One of those good weekends unspoiled by obligations of any kind, apart from a faint plan to amble along to the pub to watch yesterday’s big match. Nothing to do but fiddle about with my new laptop and grin to myself. The nearest I got to work was a bit of leisurely cooking and some bread-making.
But let’s get the running bit out of the way before the serious business starts. I’d sort of pencilled in a longish one for Sunday, but just in time, I realised it might appear disrespectful to anyone preparing to run a marathon. Instead, I went out for a couple of short ‘uns (3.5 miles).
The first one, just after 5pm on Saturday, was needed to wash away the brief disappointment of the news from Molineaux, and the second, mid-afternoon on Sunday, cleared my head for the Manchester United v Arsenal match.

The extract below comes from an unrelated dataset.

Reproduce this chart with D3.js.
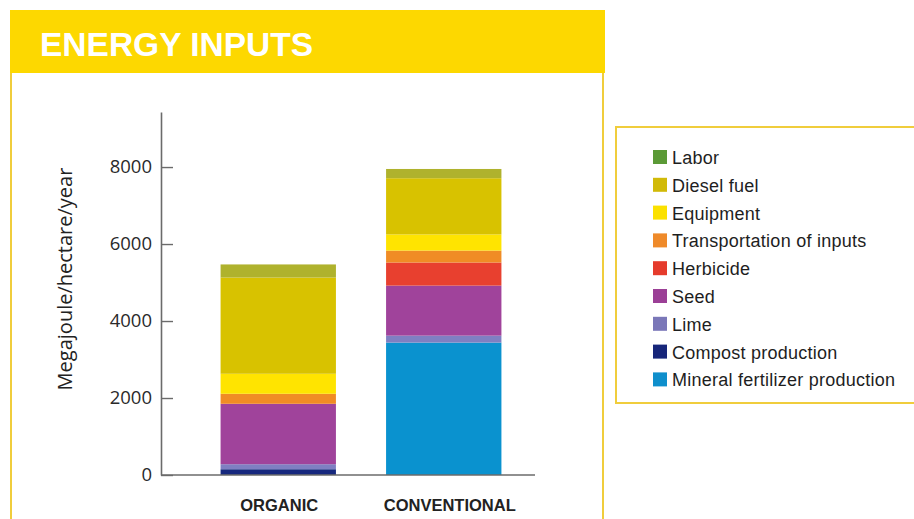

I don’t know why I fall for the Premiership hype time and again. It was a tedious, grumpy encounter full of languid, petulant foreigners, and pronounced upon by raspy commentators desperately trying to talk it up and shoehorn sponsors’ names into their descriptions – the sort of experience that makes me grateful that I can watch proper competitive football every fortnight. That said, I have to hope we get promoted to this farcical Premiership, because just one season up there (which is all we would last, I suspect) would pay off our £10m debts and still leave enough to resurrect the youth academy and subsidise the free ketchup sachets once more. All the excitement of the Old Trafford event happened in the players’ tunnel, away from the TV cameras, after the final whistle, where a variety of high velocity foodstuffs were distributed among the players and management, it seems.
But for those of us who had to settle for the bit on the pitch, watching this event was tough. The hype outweighed the actualité by about half a million tons.
My watery consolation was the sanctimonious pleasure I got from sitting in the pub soaking up orange juice while all around me slurred their way into hangover hell.